As core number of CPU processors keeps increasing, MPI+X becomes a promising programming model for large scale SMP clusters. It has the potential to utilizing both intra-node and inter-node parallelism with appropriate execution unit and granularity.
Argobots is a low-level threading/task infrastructure developed by a joint effort of Argonne National Laboratory, University of Illinois at Urbana-Champaign, The University of Tennessee, Knoxville and Pacific Northwest National Laboratory. It provides a lightweight execution model that combines low-latency thread and task scheduling with optimized data-movement functionality.
However, the two-level parallelism of MPI+X introduces new problems such as lock contention in MPI between threads. To avoid unnecessary locks between execution units, MPI+Argobots will explicitly control the context switch between User Level Threads (ULT) and Execution Streams (ES). When switching between ULTs in the same ES, no lock is needed.

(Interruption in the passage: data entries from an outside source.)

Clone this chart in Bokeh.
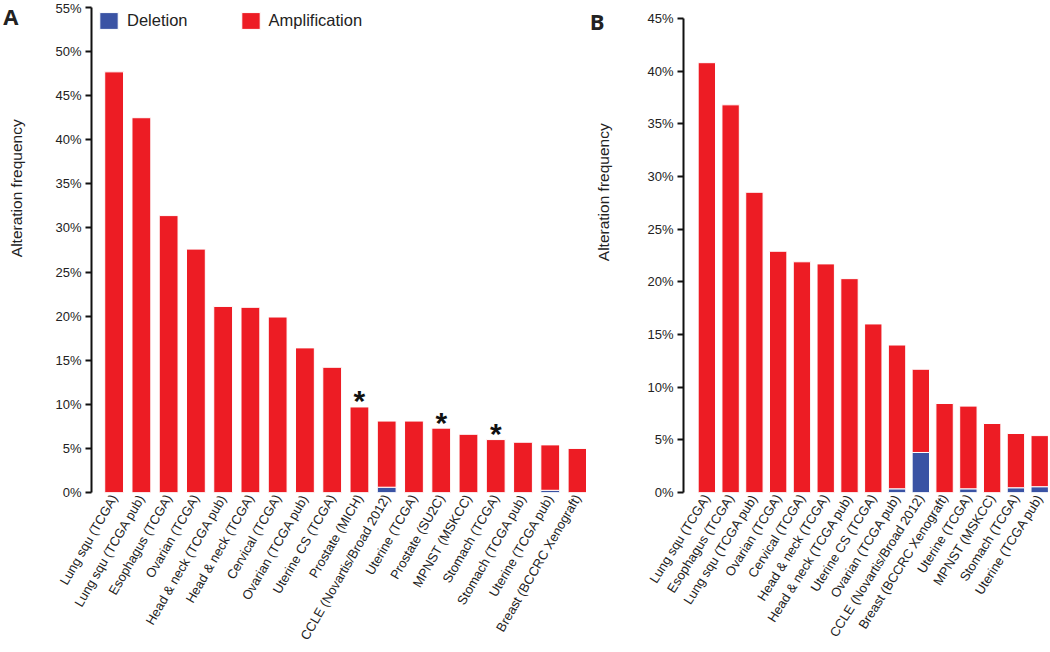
import math
from bokeh.plotting import figure
from bokeh.models import (Range1d, FixedTicker, PrintfTickFormatter, ColumnDataSource,
                          LinearAxis)
from bokeh.layouts import row
from bokeh.embed import file_html
from bokeh.resources import INLINE
from bokeh.core.properties import value

# ---------------- data ----------------
studies_a = ["Lung squ (TCGA)", "Lung squ (TCGA pub)", "Esophagus (TCGA)", "Ovarian (TCGA)",
             "Head & neck (TCGA pub)", "Head & neck (TCGA)", "Cervical (TCGA)",
             "Ovarian (TCGA pub)", "Uterine CS (TCGA)", "Prostate (MICH)",
             "CCLE (Novartis/Broad 2012)", "Uterine (TCGA)", "Prostate (SU2C)",
             "MPNST (MSKCC)", "Stomach (TCGA)", "Stomach (TCGA pub)", "Uterine (TCGA pub)",
             "Breast (BCCRC Xenograft)"]
deletion_a = [0, 0, 0, 0, 0, 0, 0, 0, 0, 0, 0.6, 0, 0, 0, 0, 0, 0.25, 0]
amplification_a = [47.7, 42.5, 31.4, 27.6, 21.1, 21.0, 19.9, 16.4, 14.2, 9.7, 7.5, 8.1,
                   7.3, 6.6, 6.0, 5.7, 5.15, 5.0]
starred_a = ["Prostate (MICH)", "Prostate (SU2C)", "Stomach (TCGA)"]

studies_b = ["Lung squ (TCGA)", "Esophagus (TCGA)", "Lung squ (TCGA pub)", "Ovarian (TCGA)",
             "Cervical (TCGA)", "Head & neck (TCGA)", "Head & neck (TCGA pub)",
             "Uterine CS (TCGA)", "Ovarian (TCGA pub)", "CCLE (Novartis/Broad 2012)",
             "Breast (BCCRC Xenograft)", "Uterine (TCGA)", "MPNST (MSKCC)",
             "Stomach (TCGA)", "Uterine (TCGA pub)"]
deletion_b = [0, 0, 0, 0, 0, 0, 0, 0, 0.35, 3.8, 0, 0.35, 0, 0.45, 0.55]
amplification_b = [40.8, 36.8, 28.5, 22.9, 21.9, 21.7, 20.3, 16.0, 13.65, 7.9, 8.45, 7.85,
                   6.55, 5.15, 4.85]

series_names = ["Deletion", "Amplification"]
y_ticks_a = list(range(0, 56, 5))
y_ticks_b = list(range(0, 46, 5))
y_title = "Alteration frequency"

# ---------------- style ----------------
RED = "#ED1C24"
BLUE = "#3A53A4"
FONT = "Liberation Sans"
TXT = "#222222"


def panel(names, dele, ampl, yticks, y_top, width, height, b_left, b_top, b_bottom,
          x_start, x_end, bar_w, lab_size, lab_angle):
    p = figure(width=width, height=height, output_backend="svg", toolbar_location=None,
               x_range=Range1d(x_start, x_end), y_range=Range1d(0, y_top),
               min_border_left=b_left, min_border_right=0, min_border_top=b_top,
               min_border_bottom=b_bottom)
    p.outline_line_color = None
    p.grid.visible = False
    src = ColumnDataSource(dict(x=list(range(len(names))), deletion=dele, amplification=ampl))
    p.vbar_stack(["deletion", "amplification"], x="x", width=bar_w, source=src,
                 fill_color=[BLUE, RED], line_color="white", line_width=1,
                 legend_label=series_names)
    xa = p.xaxis[0]
    xa.ticker = FixedTicker(ticks=list(range(len(names))))
    xa.major_label_overrides = {i: n for i, n in enumerate(names)}
    xa.major_label_orientation = lab_angle
    xa.major_label_text_font = FONT
    xa.major_label_text_font_size = lab_size
    xa.major_label_text_color = TXT
    xa.major_label_standoff = 3
    xa.axis_line_color = None
    xa.major_tick_line_color = None
    xa.minor_tick_line_color = None
    xa.major_tick_out = 0
    xa.major_tick_in = 0
    xa.minor_tick_out = 0

    ya = p.yaxis[0]
    ya.ticker = FixedTicker(ticks=yticks)
    ya.bounds = (0, yticks[-1])
    ya.formatter = PrintfTickFormatter(format="%d%%")
    ya.axis_line_width = 2
    ya.axis_line_color = "#111111"
    ya.major_tick_line_width = 2
    ya.major_tick_line_color = "#111111"
    ya.major_tick_out = 6
    ya.major_tick_in = 0
    ya.minor_tick_line_color = None
    ya.major_label_text_font = FONT
    ya.major_label_text_font_size = "13px"
    ya.major_label_text_color = TXT
    ya.major_label_standoff = 4
    return p


def text_axis(p, y, text, font, size, style, standoff, orientation):
    ax = LinearAxis(ticker=FixedTicker(ticks=[y]), major_label_overrides={y: text},
                    axis_line_color=None, major_tick_line_color=None,
                    minor_tick_line_color=None, major_tick_out=0, major_tick_in=0,
                    minor_tick_out=0, minor_tick_in=0, major_label_standoff=standoff,
                    major_label_orientation=orientation, major_label_text_font=font,
                    major_label_text_font_size=size, major_label_text_font_style=style,
                    major_label_text_color=TXT)
    p.add_layout(ax, "left")


# Panel A
pa = panel(studies_a, deletion_a, amplification_a, y_ticks_a, 55, 586, 650, 83, 7, 158,
           -0.830, 17.33, 0.69, "13px", 1.047)
leg = pa.legend[0]
leg.orientation = "horizontal"
leg.location = (6, 461)
leg.glyph_width = 23
leg.glyph_height = 21
leg.label_text_font = FONT
leg.label_text_font_size = "16.5px"
leg.label_text_color = TXT
leg.label_standoff = 7
leg.spacing = 51
leg.padding = 0
leg.margin = 0
leg.border_line_color = None
leg.background_fill_alpha = 0

star_x = [studies_a.index(s) for s in starred_a]
star_y = [deletion_a[i] + amplification_a[i] for i in star_x]
pa.text(x=star_x, y=star_y, text=["*"] * len(star_x), text_font=value(FONT),
        text_font_size="30px", text_font_style="bold", text_align="center",
        text_baseline="alphabetic", y_offset=-6, text_color="#111111")

text_axis(pa, 34.5, y_title, FONT, "15.5px", "normal", 27, "parallel")
text_axis(pa, 54.2, "A", "Open Sans", "22px", "bold", -13, "horizontal")

# Panel B
pb = panel(studies_b, deletion_b, amplification_b, y_ticks_b, 46.04, 462, 650, 87, 7, 158,
           -0.982, 14.37, 0.73, "13px", 1.01)
pb.legend[0].visible = False
text_axis(pb, 28.5, y_title, FONT, "15.5px", "normal", 32, "parallel")
text_axis(pb, 44.8, "B", "Open Sans", "22px", "bold", -12, "horizontal")

layout = row(pa, pb, spacing=0)
open("out.html", "w").write(file_html(layout, INLINE))
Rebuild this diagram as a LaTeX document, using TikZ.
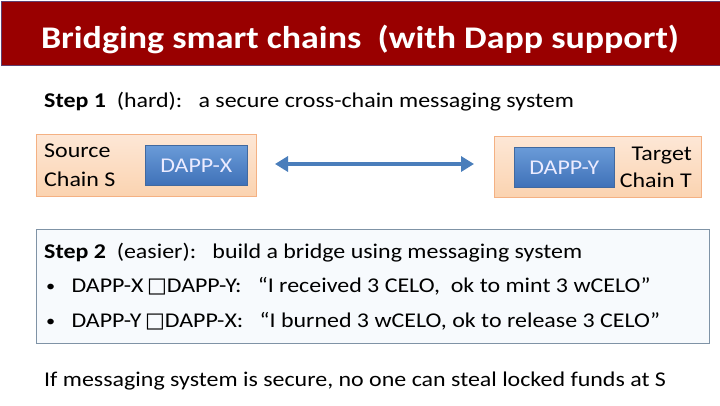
\documentclass[tikz,border=0pt]{standalone}
\usepackage{fontspec}
\setmainfont{Carlito}[FakeStretch=1.14]
\newfontfamily\symfont{DejaVu Sans}
\usetikzlibrary{arrows.meta}
\definecolor{titlered}{HTML}{990000}
\definecolor{titleedge}{HTML}{5E4070}
\definecolor{peach}{HTML}{FBD3B0}
\definecolor{peachlight}{HTML}{FDE7D6}
\definecolor{peachedge}{HTML}{F4B183}
\definecolor{dappdark}{HTML}{3F71B8}
\definecolor{dapplight}{HTML}{6A9BD8}
\definecolor{dappedge}{HTML}{41699F}
\definecolor{arrowblue}{HTML}{4A7EBB}
\definecolor{boxedge}{HTML}{7F93A6}
\definecolor{boxfill}{HTML}{F7FAFD}
\newcommand{\missingglyph}{{\symfont\fontsize{21}{24}\selectfont\char"25A1}}
\newcommand{\smallbullet}{\raisebox{0.5pt}{\fontsize{16}{20}\selectfont•}}
\tikzset{
  x=1pt, y=-1pt,
  chainbox/.style={draw=peachedge, line width=0.8pt, top color=peachlight, bottom color=peach, shading angle=0},
  dappbox/.style={draw=dappedge, line width=0.6pt, top color=dapplight, bottom color=dappdark, text=white!92!blue, font=\fontsize{21}{25}\selectfont},
  bodytext/.style={font=\fontsize{21}{25}\selectfont, inner sep=0pt, anchor=base west},
}
\begin{document}
\begin{tikzpicture}
\useasboundingbox (0,0) rectangle (720,405);
% title bar
\node[draw=titleedge, line width=1.2pt, fill=titlered, minimum width=720pt, minimum height=64pt, inner sep=0pt, anchor=north west] (title) at (0.6,0.6) {};
\node[text=white, font=\bfseries\fontsize{31.5}{38}\selectfont, anchor=base, inner sep=0pt] (titletext) at (360,48) {Bridging smart chains\ \ (with Dapp support)};
% step 1
\node[bodytext] (step1) at (44,107) {\textbf{Step 1}\ \ (hard):\ \ \ a secure cross-chain messaging system};
% source chain
\node[chainbox, minimum width=220pt, minimum height=62pt, anchor=north west, inner sep=0pt] (src) at (36,134) {};
\node[bodytext, align=left, anchor=north west, font=\fontsize{21}{29}\selectfont] (srclabel) at (44,144) {Source\\Chain S};
\node[dappbox, minimum width=102pt, minimum height=40pt, anchor=north west, inner sep=0pt] (dappx) at (145,145) {DAPP-X};
% target chain
\node[chainbox, minimum width=207pt, minimum height=61pt, anchor=north west, inner sep=0pt] (tgt) at (494,136) {};
\node[bodytext, align=right, anchor=north east, font=\fontsize{21}{27}\selectfont] (tgtlabel) at (692,147) {Target\\Chain T};
\node[dappbox, minimum width=100pt, minimum height=40pt, anchor=north west, inner sep=0pt] (dappy) at (514,147) {DAPP-Y};
% arrow
\coordinate (al) at (275,164);
\coordinate (ar) at (474,164);
\draw[arrowblue, line width=4.5pt, {Triangle[length=13pt,width=15pt]}-{Triangle[length=13pt,width=15pt]}] (al) -- (ar);
% step 2 box
\node[draw=boxedge, line width=0.9pt, fill=boxfill, minimum width=673pt, minimum height=114pt, anchor=north west, inner sep=0pt] (step2box) at (36,229) {};
\node[bodytext] (step2) at (44,258) {\textbf{Step 2}\ \ (easier):\ \ \ build a bridge using messaging system};
\node[bodytext] (b1) at (46,292) {\smallbullet\ \ \ DAPP-X\,\missingglyph DAPP-Y:\ \ \ “I received 3 CELO,\ \ ok to mint 3 wCELO”};
\node[bodytext] (b2) at (46,327) {\smallbullet\ \ \ DAPP-Y\,\missingglyph DAPP-X:\ \ \ “I burned 3 wCELO, ok to release 3 CELO”};
% bottom line
\node[bodytext] (concl) at (44,386) {If messaging system is secure, no one can steal locked funds at S};
\end{tikzpicture}
\end{document}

Another benefit of using Argobots with MPI is to provide asynchrony/overlap with ULTs. The idea is to make multiple MPI blocking calls at the same time in multiple ULTs, if one MPI call is blocked in ULT A, MPI runtime will detect it and context switch to another ULT to make progress on other blocking calls. Once other ULTs finished their execution, they will switch back to ULT A to continue its execution. In this way, we can keep the CPU busy doing useful work instead of waiting the blocking call.